═══ INPUT MATERIAL ═══

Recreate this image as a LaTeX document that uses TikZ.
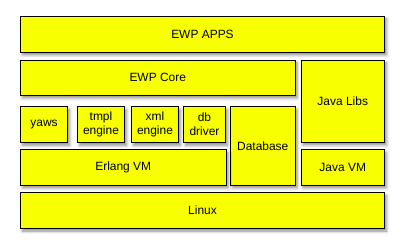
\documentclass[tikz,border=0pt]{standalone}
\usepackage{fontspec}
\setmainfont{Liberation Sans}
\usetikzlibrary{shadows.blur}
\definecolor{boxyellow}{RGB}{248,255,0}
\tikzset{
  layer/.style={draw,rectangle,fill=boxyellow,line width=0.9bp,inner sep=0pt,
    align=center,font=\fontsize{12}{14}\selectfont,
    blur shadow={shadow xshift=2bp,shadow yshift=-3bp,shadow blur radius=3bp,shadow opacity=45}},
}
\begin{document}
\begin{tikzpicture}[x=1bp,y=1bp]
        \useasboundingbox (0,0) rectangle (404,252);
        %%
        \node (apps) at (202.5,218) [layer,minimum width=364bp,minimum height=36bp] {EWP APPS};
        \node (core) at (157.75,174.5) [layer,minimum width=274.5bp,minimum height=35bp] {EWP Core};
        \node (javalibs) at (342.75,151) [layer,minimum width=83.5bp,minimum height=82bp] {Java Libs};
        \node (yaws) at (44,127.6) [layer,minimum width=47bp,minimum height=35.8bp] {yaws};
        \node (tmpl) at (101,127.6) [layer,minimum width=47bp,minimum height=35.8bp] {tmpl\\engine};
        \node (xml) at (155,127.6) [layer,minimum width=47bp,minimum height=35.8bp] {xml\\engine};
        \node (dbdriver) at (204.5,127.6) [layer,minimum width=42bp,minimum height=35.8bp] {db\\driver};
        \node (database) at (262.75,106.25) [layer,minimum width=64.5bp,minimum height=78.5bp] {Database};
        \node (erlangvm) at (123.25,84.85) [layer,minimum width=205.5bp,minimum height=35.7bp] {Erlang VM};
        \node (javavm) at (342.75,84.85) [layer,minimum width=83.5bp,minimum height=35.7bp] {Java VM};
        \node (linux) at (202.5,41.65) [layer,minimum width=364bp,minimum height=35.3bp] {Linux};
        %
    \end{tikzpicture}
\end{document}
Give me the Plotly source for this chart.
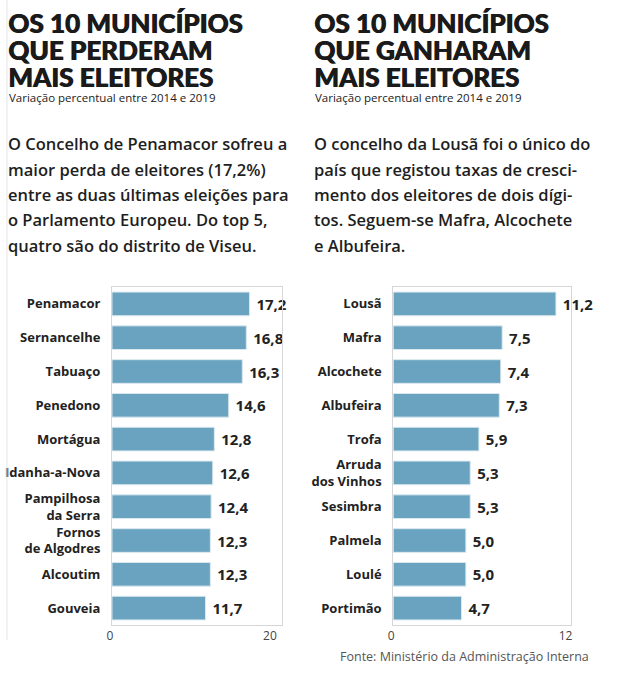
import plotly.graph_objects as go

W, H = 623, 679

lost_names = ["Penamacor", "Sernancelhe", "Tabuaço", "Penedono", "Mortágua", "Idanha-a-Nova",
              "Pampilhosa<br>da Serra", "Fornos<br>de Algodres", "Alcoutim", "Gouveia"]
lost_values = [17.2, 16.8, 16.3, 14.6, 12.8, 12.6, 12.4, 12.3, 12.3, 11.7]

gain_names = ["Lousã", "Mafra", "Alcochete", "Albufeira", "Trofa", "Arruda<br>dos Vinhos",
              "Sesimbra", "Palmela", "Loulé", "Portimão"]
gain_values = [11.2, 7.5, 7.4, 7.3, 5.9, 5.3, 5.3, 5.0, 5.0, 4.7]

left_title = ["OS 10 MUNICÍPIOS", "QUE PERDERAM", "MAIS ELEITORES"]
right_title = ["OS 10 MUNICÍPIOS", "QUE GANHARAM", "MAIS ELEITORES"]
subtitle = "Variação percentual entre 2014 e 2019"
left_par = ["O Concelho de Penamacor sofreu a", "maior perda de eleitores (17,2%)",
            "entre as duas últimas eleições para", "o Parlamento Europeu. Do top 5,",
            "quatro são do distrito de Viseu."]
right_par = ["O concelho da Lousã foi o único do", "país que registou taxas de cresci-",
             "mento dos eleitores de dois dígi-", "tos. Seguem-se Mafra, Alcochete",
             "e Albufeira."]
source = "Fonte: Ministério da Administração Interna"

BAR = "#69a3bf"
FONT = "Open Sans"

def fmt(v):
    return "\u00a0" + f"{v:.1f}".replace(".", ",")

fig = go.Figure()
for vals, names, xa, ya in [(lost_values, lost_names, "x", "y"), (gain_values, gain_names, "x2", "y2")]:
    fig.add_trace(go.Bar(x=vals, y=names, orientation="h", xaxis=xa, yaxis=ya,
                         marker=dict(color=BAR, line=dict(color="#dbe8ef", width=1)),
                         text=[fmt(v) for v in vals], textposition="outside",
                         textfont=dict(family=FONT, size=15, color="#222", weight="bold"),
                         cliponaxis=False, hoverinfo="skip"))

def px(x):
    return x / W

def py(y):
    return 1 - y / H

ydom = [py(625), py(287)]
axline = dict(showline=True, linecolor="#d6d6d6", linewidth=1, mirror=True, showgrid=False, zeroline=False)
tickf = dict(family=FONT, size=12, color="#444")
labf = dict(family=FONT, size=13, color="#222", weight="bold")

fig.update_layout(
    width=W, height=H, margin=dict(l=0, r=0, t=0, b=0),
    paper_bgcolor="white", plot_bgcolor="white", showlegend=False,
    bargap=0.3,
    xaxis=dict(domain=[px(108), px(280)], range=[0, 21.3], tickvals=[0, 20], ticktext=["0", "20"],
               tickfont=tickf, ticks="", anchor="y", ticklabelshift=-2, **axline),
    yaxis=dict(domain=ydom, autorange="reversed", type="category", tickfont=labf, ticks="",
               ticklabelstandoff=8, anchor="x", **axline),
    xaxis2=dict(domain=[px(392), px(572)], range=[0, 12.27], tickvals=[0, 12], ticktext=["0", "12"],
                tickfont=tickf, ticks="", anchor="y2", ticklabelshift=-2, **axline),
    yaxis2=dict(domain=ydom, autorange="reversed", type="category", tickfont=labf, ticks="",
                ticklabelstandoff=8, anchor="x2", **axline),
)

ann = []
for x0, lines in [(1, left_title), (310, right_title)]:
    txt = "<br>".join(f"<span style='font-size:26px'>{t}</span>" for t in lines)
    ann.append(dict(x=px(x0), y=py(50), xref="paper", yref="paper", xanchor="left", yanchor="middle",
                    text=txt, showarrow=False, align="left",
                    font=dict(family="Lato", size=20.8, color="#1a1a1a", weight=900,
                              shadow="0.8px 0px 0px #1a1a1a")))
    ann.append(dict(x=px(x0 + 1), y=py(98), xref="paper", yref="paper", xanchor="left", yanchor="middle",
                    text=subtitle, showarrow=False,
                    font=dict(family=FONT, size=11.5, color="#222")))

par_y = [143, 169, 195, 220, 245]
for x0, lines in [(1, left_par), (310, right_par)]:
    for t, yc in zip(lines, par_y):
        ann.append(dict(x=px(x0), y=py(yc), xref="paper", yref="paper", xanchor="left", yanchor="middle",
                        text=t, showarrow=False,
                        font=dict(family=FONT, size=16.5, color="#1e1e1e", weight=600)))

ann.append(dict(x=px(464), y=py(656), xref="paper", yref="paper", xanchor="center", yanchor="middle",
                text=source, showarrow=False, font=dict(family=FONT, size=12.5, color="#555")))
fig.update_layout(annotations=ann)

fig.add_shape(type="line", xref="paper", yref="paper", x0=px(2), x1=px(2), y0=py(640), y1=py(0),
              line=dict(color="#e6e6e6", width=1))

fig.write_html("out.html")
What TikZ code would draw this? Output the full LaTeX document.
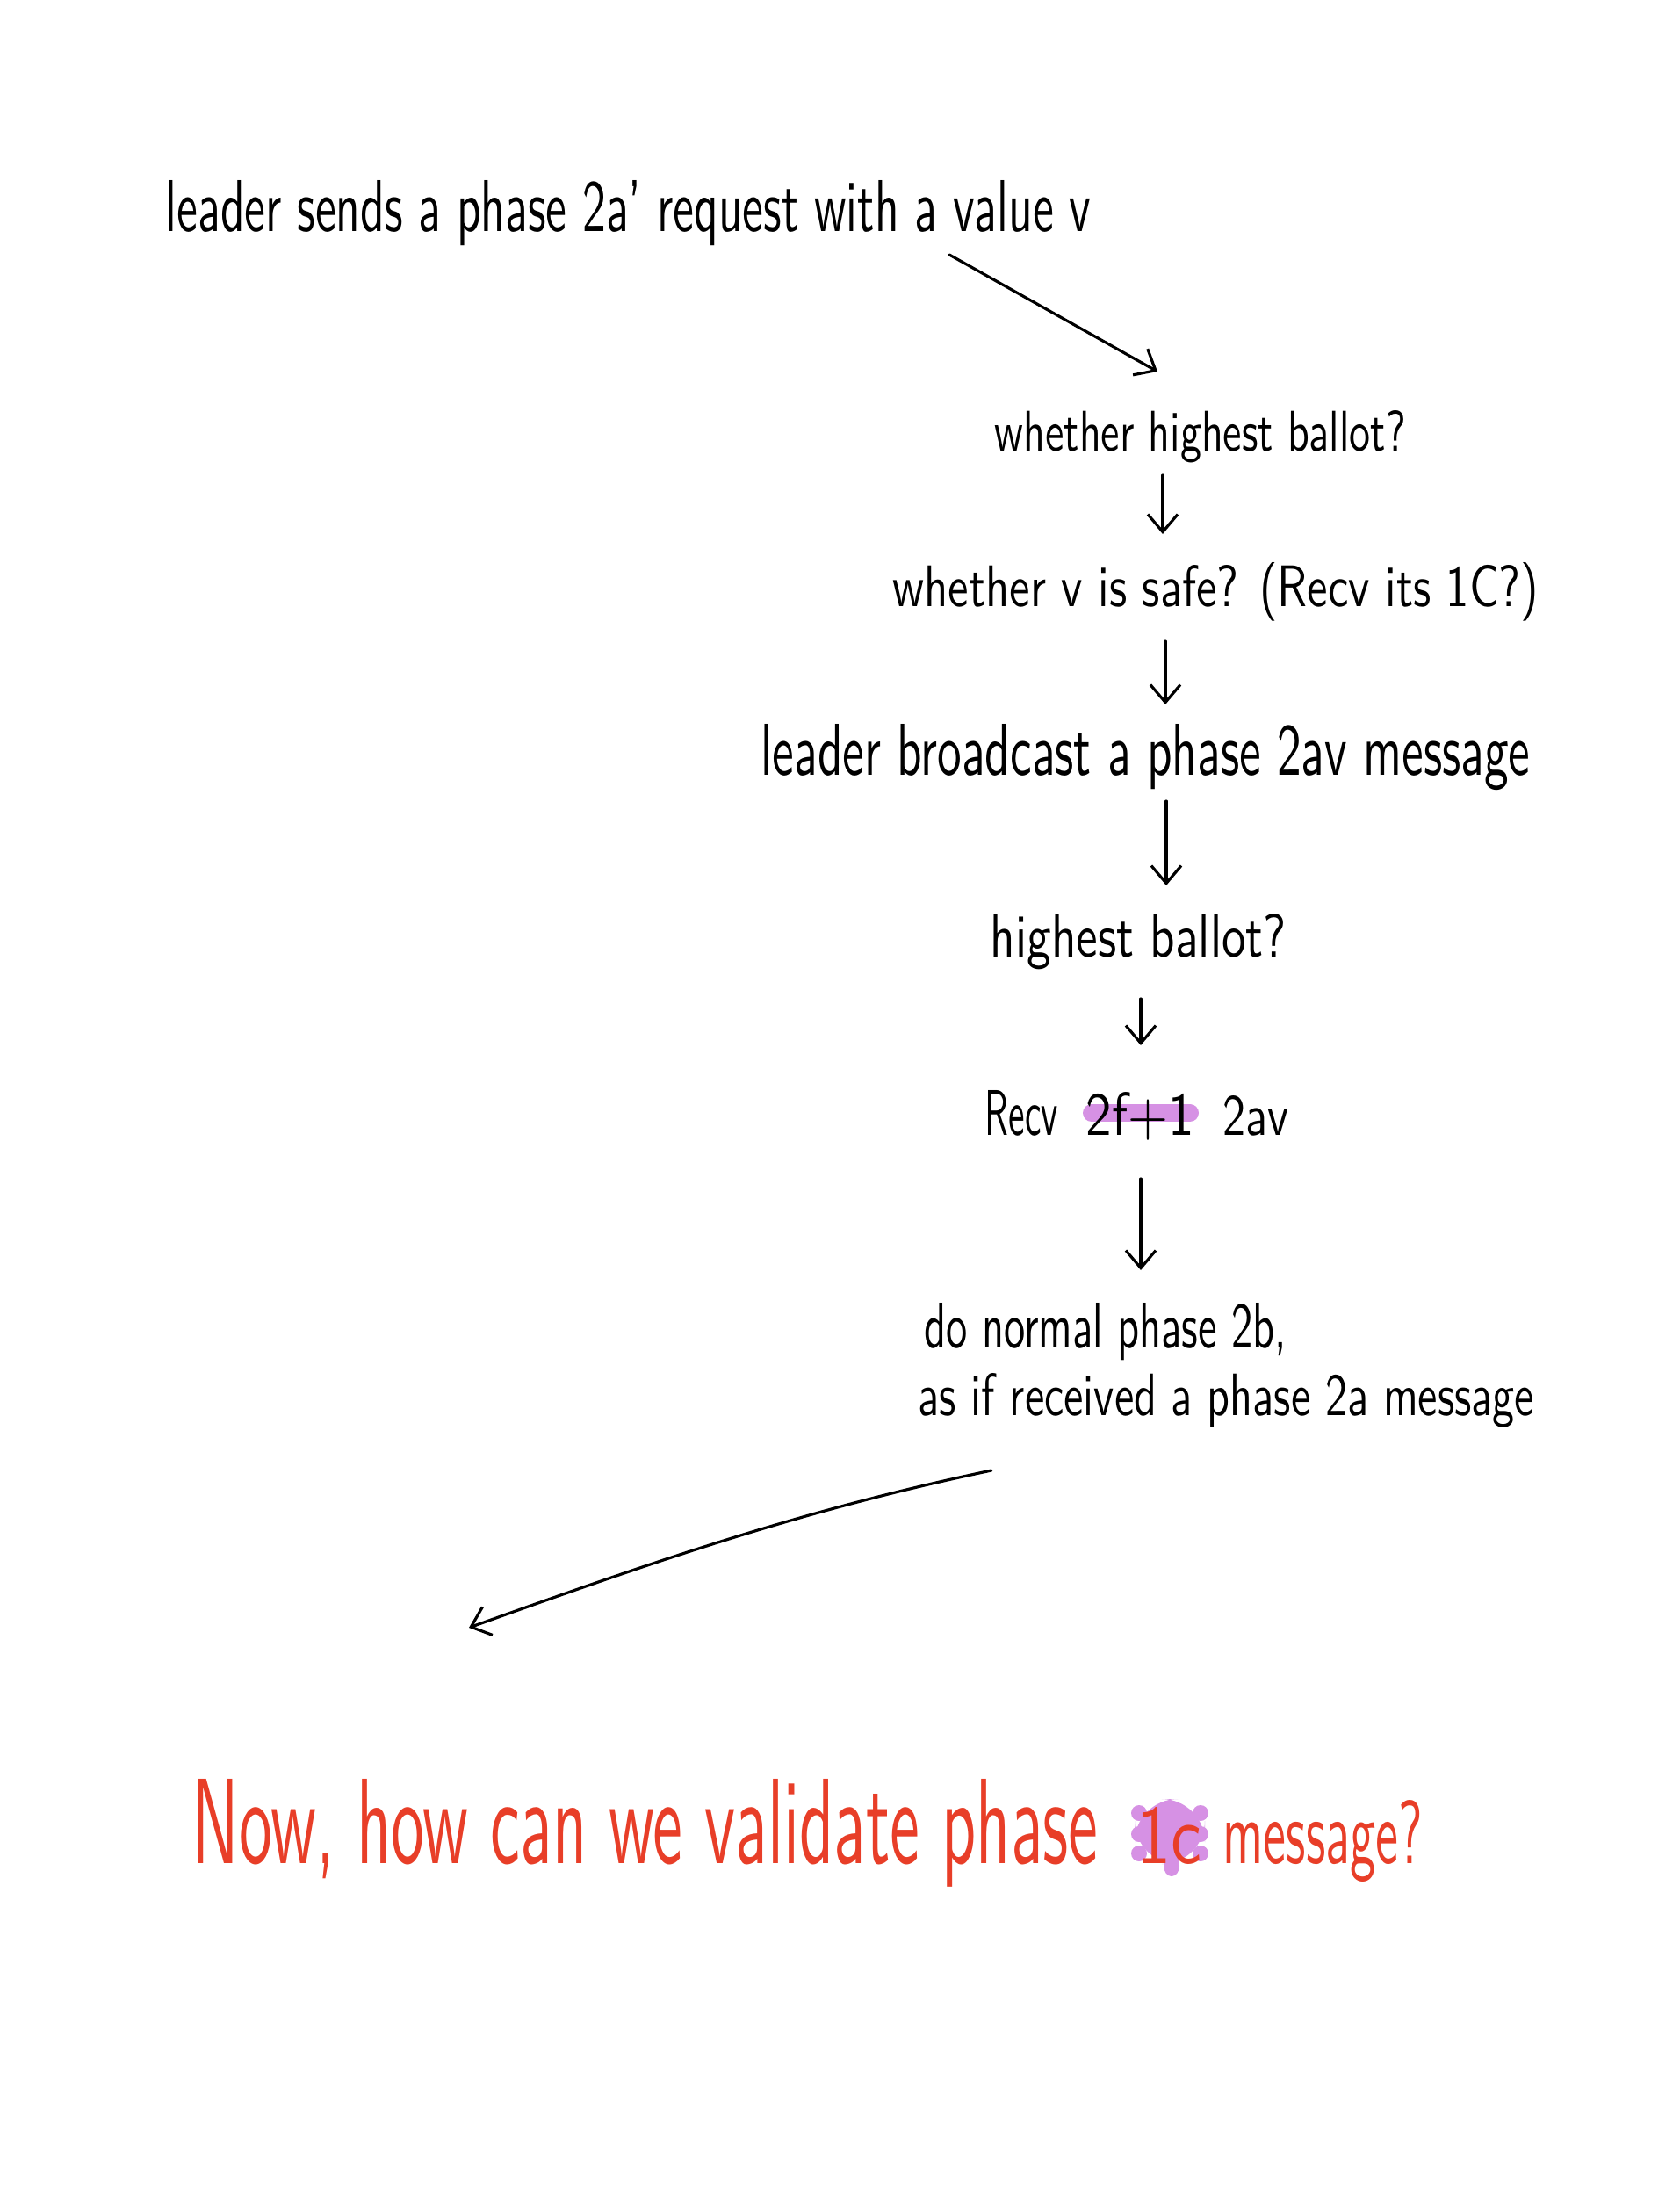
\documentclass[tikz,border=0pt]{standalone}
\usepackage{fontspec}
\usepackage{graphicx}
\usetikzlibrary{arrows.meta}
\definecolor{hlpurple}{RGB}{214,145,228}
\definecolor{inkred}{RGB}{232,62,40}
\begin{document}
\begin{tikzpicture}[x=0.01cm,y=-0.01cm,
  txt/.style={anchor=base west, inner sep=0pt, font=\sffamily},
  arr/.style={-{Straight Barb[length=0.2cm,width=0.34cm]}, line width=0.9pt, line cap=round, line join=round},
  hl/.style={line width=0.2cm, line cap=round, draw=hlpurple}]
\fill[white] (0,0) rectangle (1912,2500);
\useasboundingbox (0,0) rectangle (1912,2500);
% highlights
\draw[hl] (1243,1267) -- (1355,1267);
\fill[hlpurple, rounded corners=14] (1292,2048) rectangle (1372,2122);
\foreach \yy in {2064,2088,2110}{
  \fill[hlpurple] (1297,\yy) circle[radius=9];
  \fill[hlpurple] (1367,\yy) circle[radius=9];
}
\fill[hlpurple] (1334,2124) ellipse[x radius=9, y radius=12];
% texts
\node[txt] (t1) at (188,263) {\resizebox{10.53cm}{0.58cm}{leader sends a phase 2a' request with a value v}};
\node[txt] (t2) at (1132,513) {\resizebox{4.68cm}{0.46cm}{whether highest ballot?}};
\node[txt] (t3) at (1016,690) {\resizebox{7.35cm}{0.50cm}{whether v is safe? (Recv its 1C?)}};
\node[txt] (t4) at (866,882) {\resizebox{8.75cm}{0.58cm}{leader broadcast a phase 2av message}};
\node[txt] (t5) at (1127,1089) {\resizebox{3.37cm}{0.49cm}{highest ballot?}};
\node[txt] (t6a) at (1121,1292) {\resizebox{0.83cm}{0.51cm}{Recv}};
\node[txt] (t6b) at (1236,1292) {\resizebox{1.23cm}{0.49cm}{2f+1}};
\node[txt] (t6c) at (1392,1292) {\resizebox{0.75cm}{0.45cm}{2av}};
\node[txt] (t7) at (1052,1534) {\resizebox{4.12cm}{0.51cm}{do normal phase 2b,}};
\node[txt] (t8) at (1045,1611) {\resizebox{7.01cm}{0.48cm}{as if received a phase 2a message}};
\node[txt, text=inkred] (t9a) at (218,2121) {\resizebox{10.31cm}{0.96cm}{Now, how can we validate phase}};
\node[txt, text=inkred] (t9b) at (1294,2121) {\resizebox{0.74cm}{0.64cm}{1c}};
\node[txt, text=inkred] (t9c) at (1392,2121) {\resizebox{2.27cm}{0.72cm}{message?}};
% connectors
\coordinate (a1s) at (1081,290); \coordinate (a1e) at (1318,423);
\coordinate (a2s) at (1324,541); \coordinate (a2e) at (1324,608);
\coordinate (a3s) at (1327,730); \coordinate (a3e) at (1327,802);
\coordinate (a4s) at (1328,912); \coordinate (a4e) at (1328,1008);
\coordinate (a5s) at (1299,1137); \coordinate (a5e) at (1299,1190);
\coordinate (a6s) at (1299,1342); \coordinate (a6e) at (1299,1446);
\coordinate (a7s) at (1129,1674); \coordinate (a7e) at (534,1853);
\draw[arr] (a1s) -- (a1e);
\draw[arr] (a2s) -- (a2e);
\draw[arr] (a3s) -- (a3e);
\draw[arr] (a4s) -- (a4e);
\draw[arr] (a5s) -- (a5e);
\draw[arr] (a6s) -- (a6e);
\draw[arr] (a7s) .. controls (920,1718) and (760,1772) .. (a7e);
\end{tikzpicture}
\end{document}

═══

Give the count of lines that hold the word "this", with nothing added.

> **SOLUTION**
3